Die Generalprobe verlief schleppend
Schon in der Bundesliga BBL hatte sich zuvor angedeutet, dass Alba für das Pokal-Spitzenspiel vielleicht nicht gerüstet sein könnte. Der Meister hatte sich bei der Generalprobe zu einem 91:85 bei den Merlins Crailsheim gemüht. Der zwölfte Liga-Sieg in Folge fiel dem Favoriten deutlich schwerer als erwartet, angesichts des bevorstehenden Highlights im Pokal wollte dies aber zu dem Zeitpunkt keiner überbewerten. „Es war fast unvermeidlich, nicht das Final Four im Hinterkopf zu haben", hatte Center Yanni Wetzell zugegeben. Trainer González habe zwar „großen Wert darauf gelegt, dass wir uns auf das Spiel davor konzentrieren und nicht zu weit nach vorn schauen". Aber so ganz konnten die Profis die Vorgabe nicht in die Realität umsetzen.

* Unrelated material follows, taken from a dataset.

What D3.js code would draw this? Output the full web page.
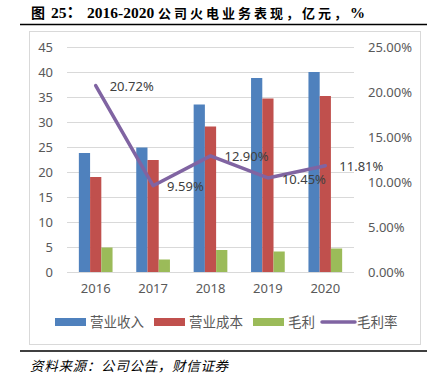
<!DOCTYPE html>
<html><head><meta charset="utf-8">
<script src="https://cdn.jsdelivr.net/npm/d3@7"></script>
<style>body{margin:0;background:#fff}svg{display:block}</style>
</head><body><svg id="c" width="427" height="382"></svg>
<script>
const years = ["2016","2017","2018","2019","2020"];
const revenue = [23.8, 24.9, 33.5, 38.8, 40.0];
const cost = [19.0, 22.4, 29.1, 34.7, 35.2];
const gross = [4.9, 2.5, 4.4, 4.1, 4.7];
const margin = [20.72, 9.59, 12.90, 10.45, 11.81];
const leftTicks = [0,5,10,15,20,25,30,35,40,45];
const rightTicks = [0,5,10,15,20,25];
const seriesNames = ["营业收入","营业成本","毛利"];
const colors = ["#4F81BD","#C0504D","#9BBB59"];
const lineColor = "#8064A2";

const svg = d3.select("#c");
const cjk = "'Noto Sans CJK SC', 'Noto Sans', sans-serif";
const L = 67, R = 354, T = 47, B = 272;

// title
const title = svg.append("text").attr("y",18).attr("font-weight","bold")
  .attr("font-family","'Liberation Serif', 'Noto Sans CJK SC', serif").attr("fill","#000");
title.append("tspan").attr("x",31).attr("font-size",14).text("图");
title.append("tspan").attr("x",51).attr("font-size",15.5).text("25：");
title.append("tspan").attr("x",87).attr("font-size",15.5).text("2016-2020");
title.append("tspan").attr("x",158).attr("font-size",13).attr("letter-spacing",3).text("公司火电业务表现，亿元，");
title.append("tspan").attr("font-size",15).text("%");

svg.append("line").attr("x1",20).attr("x2",427).attr("y1",24.5).attr("y2",24.5).attr("stroke","#000").attr("stroke-width",1.5);
svg.append("rect").attr("x",29.5).attr("y",31.5).attr("width",391).attr("height",313).attr("fill","none").attr("stroke","#d9d9d9");
svg.append("line").attr("x1",20).attr("x2",427).attr("y1",351).attr("y2",351).attr("stroke","#000").attr("stroke-width",1.5);
svg.append("text").attr("x",30).attr("y",371).attr("font-size",13.5).attr("font-style","italic").attr("letter-spacing",0.7)
  .attr("font-family",cjk).attr("fill","#000").text("资料来源：公司公告，财信证券");

const x0 = d3.scaleBand().domain(years).range([L,R]).paddingInner(0.413).paddingOuter(0.2065);
const x1 = d3.scaleBand().domain(d3.range(3)).range([0,x0.bandwidth()]);
const yL = d3.scaleLinear().domain([0,45]).range([B,T]);
const yR = d3.scaleLinear().domain([0,25]).range([B,T]);

// grid
const gridAxis = d3.axisLeft(yL).tickValues(leftTicks).tickSize(-(R-L)).tickFormat("");
const g = svg.append("g").attr("transform",`translate(${L},0)`).call(gridAxis);
g.select(".domain").remove();
g.selectAll("line").attr("stroke","#d9d9d9").attr("stroke-width",1);

// left labels
const la = svg.append("g").attr("transform",`translate(${L},0)`)
  .call(d3.axisLeft(yL).tickValues(leftTicks).tickSize(0).tickPadding(14));
la.select(".domain").remove();
la.selectAll("text").attr("font-size",13).attr("font-family","'Noto Sans', sans-serif").attr("fill","#595959");

// right labels
const ra = svg.append("g").attr("transform",`translate(${R},0)`)
  .call(d3.axisRight(yR).tickValues(rightTicks).tickSize(0).tickPadding(14).tickFormat(d=>d.toFixed(2)+"%"));
ra.select(".domain").remove();
ra.selectAll("text").attr("font-size",13).attr("font-family","'Noto Sans', sans-serif").attr("fill","#595959");

// x labels
const xa = svg.append("g").attr("transform",`translate(0,${B})`)
  .call(d3.axisBottom(x0).tickSize(0).tickPadding(12));
xa.select(".domain").remove();
xa.selectAll("text").attr("font-size",13).attr("font-family","'Noto Sans', sans-serif").attr("fill","#595959");

// bars
const data = [revenue,cost,gross];
data.forEach((arr,si)=>{
  svg.append("g").selectAll("rect").data(arr).join("rect")
    .attr("x",(d,i)=>x0(years[i])+x1(si))
    .attr("y",d=>yL(d))
    .attr("width",x1.bandwidth())
    .attr("height",d=>B-yL(d))
    .attr("fill",colors[si]);
});

// line
const cx = i => x0(years[i]) + x0.bandwidth()/2;
const line = d3.line().x((d,i)=>cx(i)).y(d=>yR(d));
svg.append("path").datum(margin).attr("d",line).attr("fill","none")
  .attr("stroke",lineColor).attr("stroke-width",3.5).attr("stroke-linejoin","round").attr("stroke-linecap","round");

svg.append("g").selectAll("text").data(margin).join("text")
  .attr("x",(d,i)=>cx(i)+14).attr("y",d=>yR(d)+1).attr("dy","0.35em")
  .attr("font-size",13).attr("font-family","'Noto Sans', sans-serif").attr("fill","#404040")
  .text(d=>d.toFixed(2)+"%");

// legend
const legY = 322;
const legX = [55,154,253];
seriesNames.forEach((n,i)=>{
  svg.append("rect").attr("x",legX[i]).attr("y",legY-4).attr("width",31).attr("height",8).attr("fill",colors[i]);
  svg.append("text").attr("x",legX[i]+35).attr("y",legY).attr("dy","0.35em").attr("font-size",13.5)
    .attr("font-family",cjk).attr("fill","#595959").text(n);
});
svg.append("line").attr("x1",322).attr("x2",355).attr("y1",legY).attr("y2",legY).attr("stroke",lineColor).attr("stroke-width",3.5).attr("stroke-linecap","round");
svg.append("text").attr("x",357).attr("y",legY).attr("dy","0.35em").attr("font-size",13.5)
  .attr("font-family",cjk).attr("fill","#595959").text("毛利率");
</script></body></html>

González war aber nicht so streng bei der Beurteilung der Leistung – zumal ein Blick zum Pokal-Halbfinalgegner seine Laune deutlich verbessert haben dürfte. Denn die Münchner hatten ihre Generalprobe bei der peinlichen 70:89-Niederlage bei Außenseiter Hamburg Towers komplett in den Sand gesetzt. „Es gibt keine Worte, diese Leistung zu beschreiben. Wir waren blamabel, sogar mehr als das", hatte Trainer Trinchieri nach der Schlusssirene geschimpft. Der emotionale Italiener schaffte es jedoch, sein Team im Pokal anders einzustellen.

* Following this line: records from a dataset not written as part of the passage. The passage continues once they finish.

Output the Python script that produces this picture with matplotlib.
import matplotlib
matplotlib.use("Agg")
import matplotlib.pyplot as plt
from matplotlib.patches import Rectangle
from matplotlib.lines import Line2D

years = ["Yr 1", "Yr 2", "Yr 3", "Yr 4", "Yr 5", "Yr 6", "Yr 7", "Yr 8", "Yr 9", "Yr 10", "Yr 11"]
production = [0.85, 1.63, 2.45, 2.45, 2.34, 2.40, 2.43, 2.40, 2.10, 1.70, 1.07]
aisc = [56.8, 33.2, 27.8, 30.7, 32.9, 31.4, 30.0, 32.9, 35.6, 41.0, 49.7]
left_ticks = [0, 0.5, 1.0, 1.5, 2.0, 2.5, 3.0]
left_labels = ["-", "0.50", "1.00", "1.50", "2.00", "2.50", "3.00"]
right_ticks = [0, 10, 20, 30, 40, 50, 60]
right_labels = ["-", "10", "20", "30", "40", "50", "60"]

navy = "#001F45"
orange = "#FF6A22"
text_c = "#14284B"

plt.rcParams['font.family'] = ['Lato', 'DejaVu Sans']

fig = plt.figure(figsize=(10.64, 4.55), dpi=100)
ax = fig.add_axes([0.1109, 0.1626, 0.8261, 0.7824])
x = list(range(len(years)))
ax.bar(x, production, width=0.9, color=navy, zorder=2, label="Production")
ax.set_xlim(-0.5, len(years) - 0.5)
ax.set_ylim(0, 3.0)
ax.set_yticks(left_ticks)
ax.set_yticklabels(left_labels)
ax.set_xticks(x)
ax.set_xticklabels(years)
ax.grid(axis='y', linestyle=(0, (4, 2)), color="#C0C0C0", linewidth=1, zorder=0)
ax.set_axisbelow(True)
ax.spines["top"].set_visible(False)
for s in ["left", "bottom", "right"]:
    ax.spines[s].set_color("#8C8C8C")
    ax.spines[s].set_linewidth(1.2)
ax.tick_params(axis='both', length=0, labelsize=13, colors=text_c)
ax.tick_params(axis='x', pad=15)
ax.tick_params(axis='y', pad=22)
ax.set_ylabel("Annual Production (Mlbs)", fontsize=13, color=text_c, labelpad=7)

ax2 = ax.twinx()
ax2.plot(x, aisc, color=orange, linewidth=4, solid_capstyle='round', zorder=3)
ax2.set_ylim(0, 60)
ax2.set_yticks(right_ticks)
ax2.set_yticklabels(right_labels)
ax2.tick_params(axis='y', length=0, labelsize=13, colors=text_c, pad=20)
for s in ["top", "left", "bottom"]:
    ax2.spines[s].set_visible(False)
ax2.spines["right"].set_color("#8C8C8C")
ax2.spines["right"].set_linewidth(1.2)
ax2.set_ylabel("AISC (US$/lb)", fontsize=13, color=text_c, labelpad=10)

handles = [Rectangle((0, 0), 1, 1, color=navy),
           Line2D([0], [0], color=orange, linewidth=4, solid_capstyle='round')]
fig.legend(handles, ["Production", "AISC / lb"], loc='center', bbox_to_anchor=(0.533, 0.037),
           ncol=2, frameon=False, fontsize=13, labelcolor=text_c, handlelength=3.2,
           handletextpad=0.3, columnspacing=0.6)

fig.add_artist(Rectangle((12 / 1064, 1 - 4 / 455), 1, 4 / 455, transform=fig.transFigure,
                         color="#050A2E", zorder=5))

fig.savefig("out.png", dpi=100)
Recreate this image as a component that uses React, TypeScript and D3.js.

Eine Hiobsbotschaft gab es aber für die Bayern: Der US-amerikanische Power Forward Augustine Rubit verletzte sich im Duell gegen Alba schwer an der Achillessehne, einen Tag später wurde er bereits operiert. „Es sieht nicht gut aus", sagte Geschäftsführer Marko Pesic, ohne direkt nach dem Unfall nähere Details nennen zu können. Der 33-jährige Rubit war in der zweiten Halbzeit umgeknickt.
Doch auch davon ließ sich der spätere Pokalsieger nicht beirren und feierte zuerst den Prestigesieg gegen Alba und dann den Titel. Für Alba heißt es nun: Angriff auf den Meistertitel! Auch hier steht eine Serie mit zuletzt drei Triumphen in Folge zur Verteidigung.